Since my divorce, I have taken many photographs of my daughters—Anna Livia and Quentin. Every photograph just another failed attempt on my part to remain in their lives, to hold them and keep them here in the present of what my life has become. Over the years these photographs have taken on a life of their own, have in some ways become a cover story, the story that reminds me that I am a father, their father. The stories behind these photographs haunt me the way that fairy tales haunted me as a child. Stories nearly true enough. Stories on the brink of becoming real. The kinds of stories that open time and place. All those desires that begin with a whisper and a hope. A tiny voice. Once upon a time. And from this breath of story, I enter into believing as easily as if I had opened a door to another room. And together we fall down the rabbit hole.
One photograph of my tiny daughters—delicate in their bodies, their eyes, their hands—in particular haunts me. In this photograph I see what has become their always familiar, forever-lingering fear of abandonment, a fear written deep into Livia and Quentin’s eyes, a fear marking their fingers, fingers not able to stretch out far enough to come to me, their fingers reaching, trying to hold onto something already gone. They fear, they know, with all their hearts, that I am only here, now, for now, only returned for this one moment in order to once again leave. Be gone. To disappear into flight. To become only a voice carried over 2,500 miles of thin telephone lines. So they are learning to protect themselves. Their bodies have become defensive—rigid angles posed against tenderness, to prevent their hearts from opening. They guard themselves—bodies and hearts—hands rigid and still at their sides or fingers linked. They hold onto their breath. And they cannot look at me. At first glance it appears that they are simply shielding their eyes against the bright summer sun. But this is not so. They have lost the courage to look directly into the lens. They look away, away from me, away from here, as if they are seeking some other place that had been promised to them in a forgotten language. In nearly every photograph, Livia and Quentin wait inside this place.

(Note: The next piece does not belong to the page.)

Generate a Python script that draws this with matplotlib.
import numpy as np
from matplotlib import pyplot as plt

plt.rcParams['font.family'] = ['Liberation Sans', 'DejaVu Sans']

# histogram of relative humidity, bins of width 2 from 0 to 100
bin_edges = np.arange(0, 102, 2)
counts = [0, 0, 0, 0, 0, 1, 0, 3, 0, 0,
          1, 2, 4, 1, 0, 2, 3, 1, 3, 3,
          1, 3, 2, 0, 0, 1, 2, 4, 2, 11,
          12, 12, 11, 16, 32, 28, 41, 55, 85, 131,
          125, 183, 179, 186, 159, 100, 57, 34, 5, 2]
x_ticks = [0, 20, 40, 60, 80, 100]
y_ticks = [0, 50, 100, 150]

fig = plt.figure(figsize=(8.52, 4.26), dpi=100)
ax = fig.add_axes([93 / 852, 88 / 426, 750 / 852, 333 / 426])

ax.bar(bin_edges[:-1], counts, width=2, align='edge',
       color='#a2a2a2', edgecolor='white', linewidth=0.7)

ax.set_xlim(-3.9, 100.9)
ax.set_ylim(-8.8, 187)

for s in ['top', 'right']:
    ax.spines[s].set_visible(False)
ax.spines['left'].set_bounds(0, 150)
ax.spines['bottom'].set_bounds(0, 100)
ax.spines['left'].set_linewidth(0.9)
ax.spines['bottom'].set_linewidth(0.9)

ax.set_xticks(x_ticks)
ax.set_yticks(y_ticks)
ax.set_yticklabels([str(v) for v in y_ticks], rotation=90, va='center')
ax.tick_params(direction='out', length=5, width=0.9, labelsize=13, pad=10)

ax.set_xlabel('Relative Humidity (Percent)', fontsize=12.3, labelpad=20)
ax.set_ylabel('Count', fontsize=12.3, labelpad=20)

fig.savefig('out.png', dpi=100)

If ever there existed an in-between world, a land not answerable to our laws of gravity and movement, Livia and Quentin inhabit it every time they see me once again for the very first time. Frozen by this neither here nor there moment, they linger with breath held. They wait just as they had been waiting before my arrival for my return. They know not to trust me. They know that even though I have just returned yet once again to Pittsburgh from California that in a week or so I will return to California away from Pittsburgh. The sole purpose for this arrival, of my stepping off the plane, is to make possible another departure. One evening while we are playing outside in my sister’s yard, an airplane flies overhead. Quentin will say, “I hate airplanes.” So my daughters cannot move when they first see me. Will not budge an inch. Not until they find enough courage to release themselves.
The photographs I take too often keep my daughters locked inside this gaze. They inhabit a stillness that holds them separated from the world of the living. A rigid protection against further disappointments. They remain frozen, tentative around the edges of the world of the living. My sister’s son Jack runs aimlessly through the house. Certain. Fearless. Bursting with speed and rambunctious joy, nearly dizzy with energy and trust. He squirms out of his father’s embrace with reckless abandon because he knows tomorrow and tomorrow and tomorrow he will be able to rest safely again in his father’s arms. He knows his father will hear him when he calls out. Jack does not fear giving himself over to dreams because he does not doubt that tomorrow he will wake up and again his father and his mother will be there waiting for him. Always. So he does not fear sleep. He is not afraid of what will happen while he is sleeping. In the morning, every morning, the world will be new for Jack again but it will, even in its newness, remain stable. Sure. Certain. Quentin and Livia become even more tentative as they near bedtime. My daughters are not so gentle in their sleep. Their blankets end up on the floor even in the cold of winter.
I hear Quentin’s voice. She has appeared beside the bed in my sister’s house where I am sleeping. Livia and Quentin walk hallways so quietly it is as if they have been condemned to always walk on tiptoes. They seem terrified of the possibility of something going wrong, of somehow being responsible for having disturbed the universe. Years ago, my son, Cory, lived trapped by this same fear, this same hesitation, but he has found his way through this uncertainty. And this gives me hope for Quentin and Livia.
On this morning, they keep their eyes averted. Afraid, knowing, that I am about to once again abandon them. No matter how many times, how often, I come home this coming home will only be another homecoming that will quickly lead to another abandonment. And I do. I mean I really do. I do. This time I am saying I do with a commitment that I will honor. And so I leave. This forever leave-taking is what I know I can give as my devotion, as my promise. It is what saying I do has come to mean to me. So, even before I have left, Livia and Quentin stay always already behind in this world of photographs. Taken and stored. Protected.